* Begin Material provided *
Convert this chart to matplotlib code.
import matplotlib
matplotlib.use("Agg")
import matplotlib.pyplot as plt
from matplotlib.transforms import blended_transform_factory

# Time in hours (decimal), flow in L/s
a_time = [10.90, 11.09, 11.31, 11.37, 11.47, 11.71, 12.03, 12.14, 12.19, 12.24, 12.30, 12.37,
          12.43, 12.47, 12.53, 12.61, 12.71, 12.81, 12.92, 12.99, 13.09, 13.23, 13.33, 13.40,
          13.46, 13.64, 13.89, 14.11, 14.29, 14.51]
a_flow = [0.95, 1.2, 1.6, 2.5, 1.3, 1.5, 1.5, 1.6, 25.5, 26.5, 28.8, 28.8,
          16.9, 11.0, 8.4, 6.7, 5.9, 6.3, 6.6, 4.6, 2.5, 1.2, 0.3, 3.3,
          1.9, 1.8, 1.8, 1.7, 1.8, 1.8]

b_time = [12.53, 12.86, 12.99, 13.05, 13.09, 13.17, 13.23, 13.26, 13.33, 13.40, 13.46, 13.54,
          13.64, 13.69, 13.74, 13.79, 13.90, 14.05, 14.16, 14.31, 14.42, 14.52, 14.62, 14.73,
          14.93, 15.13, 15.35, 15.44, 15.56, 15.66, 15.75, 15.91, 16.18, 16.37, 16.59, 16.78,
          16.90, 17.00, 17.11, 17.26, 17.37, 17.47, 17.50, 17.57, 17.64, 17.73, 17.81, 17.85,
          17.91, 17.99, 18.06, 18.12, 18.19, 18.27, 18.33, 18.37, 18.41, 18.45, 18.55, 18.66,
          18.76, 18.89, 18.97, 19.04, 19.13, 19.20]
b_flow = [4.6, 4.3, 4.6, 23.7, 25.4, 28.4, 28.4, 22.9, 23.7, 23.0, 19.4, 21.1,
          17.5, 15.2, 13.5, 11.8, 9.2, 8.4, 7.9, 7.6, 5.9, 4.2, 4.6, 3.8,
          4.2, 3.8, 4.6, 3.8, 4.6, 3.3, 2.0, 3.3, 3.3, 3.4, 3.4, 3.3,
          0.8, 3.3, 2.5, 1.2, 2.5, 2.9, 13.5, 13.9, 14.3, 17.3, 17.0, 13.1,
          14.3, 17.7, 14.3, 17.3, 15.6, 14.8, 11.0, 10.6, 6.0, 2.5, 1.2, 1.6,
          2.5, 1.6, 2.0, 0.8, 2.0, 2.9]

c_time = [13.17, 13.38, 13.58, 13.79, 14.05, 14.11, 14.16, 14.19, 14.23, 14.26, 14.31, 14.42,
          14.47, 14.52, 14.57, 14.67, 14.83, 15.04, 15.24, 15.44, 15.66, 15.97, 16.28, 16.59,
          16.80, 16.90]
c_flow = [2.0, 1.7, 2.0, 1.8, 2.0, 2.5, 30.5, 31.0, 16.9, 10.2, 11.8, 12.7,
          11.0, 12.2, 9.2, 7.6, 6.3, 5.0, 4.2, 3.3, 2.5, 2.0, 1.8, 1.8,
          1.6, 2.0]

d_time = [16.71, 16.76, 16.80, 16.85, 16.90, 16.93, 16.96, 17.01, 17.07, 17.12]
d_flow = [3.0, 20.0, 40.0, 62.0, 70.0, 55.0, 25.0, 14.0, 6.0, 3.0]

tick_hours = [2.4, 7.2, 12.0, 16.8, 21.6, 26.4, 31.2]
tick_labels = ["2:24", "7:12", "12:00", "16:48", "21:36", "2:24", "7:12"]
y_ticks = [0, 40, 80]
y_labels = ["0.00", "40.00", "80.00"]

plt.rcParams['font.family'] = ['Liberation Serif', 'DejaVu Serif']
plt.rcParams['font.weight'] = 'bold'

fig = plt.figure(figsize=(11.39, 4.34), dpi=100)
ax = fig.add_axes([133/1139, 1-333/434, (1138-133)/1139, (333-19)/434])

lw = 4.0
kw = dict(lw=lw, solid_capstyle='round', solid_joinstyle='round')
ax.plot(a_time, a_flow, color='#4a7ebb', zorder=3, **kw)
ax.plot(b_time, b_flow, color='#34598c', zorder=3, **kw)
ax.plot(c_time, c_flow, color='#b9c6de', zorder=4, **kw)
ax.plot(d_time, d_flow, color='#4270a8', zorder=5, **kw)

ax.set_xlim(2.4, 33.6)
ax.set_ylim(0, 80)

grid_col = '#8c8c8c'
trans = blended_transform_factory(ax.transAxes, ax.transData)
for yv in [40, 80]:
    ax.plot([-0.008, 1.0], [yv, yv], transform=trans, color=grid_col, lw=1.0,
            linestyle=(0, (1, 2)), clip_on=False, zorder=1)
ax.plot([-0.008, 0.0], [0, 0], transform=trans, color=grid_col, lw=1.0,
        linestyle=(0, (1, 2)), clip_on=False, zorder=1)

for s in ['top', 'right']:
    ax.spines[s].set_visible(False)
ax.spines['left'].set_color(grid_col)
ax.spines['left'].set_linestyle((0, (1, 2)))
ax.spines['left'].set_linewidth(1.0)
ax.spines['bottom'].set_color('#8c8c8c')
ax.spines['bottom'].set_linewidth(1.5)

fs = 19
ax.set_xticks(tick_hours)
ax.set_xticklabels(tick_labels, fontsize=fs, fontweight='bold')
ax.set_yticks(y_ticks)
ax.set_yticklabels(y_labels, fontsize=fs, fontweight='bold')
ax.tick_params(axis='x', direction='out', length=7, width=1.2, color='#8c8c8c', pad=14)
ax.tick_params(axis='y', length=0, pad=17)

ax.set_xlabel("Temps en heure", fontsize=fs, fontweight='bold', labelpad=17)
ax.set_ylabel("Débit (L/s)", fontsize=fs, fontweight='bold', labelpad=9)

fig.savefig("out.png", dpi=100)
* End Material provided *
| Challenge |
Can you write out the lines above, from the first one through the one containing "from matplotlib.transforms import", exactly as they appear and nothing more?

| The solution |
Convert this chart to matplotlib code.
import matplotlib
matplotlib.use("Agg")
import matplotlib.pyplot as plt
from matplotlib.transforms import blended_transform_factory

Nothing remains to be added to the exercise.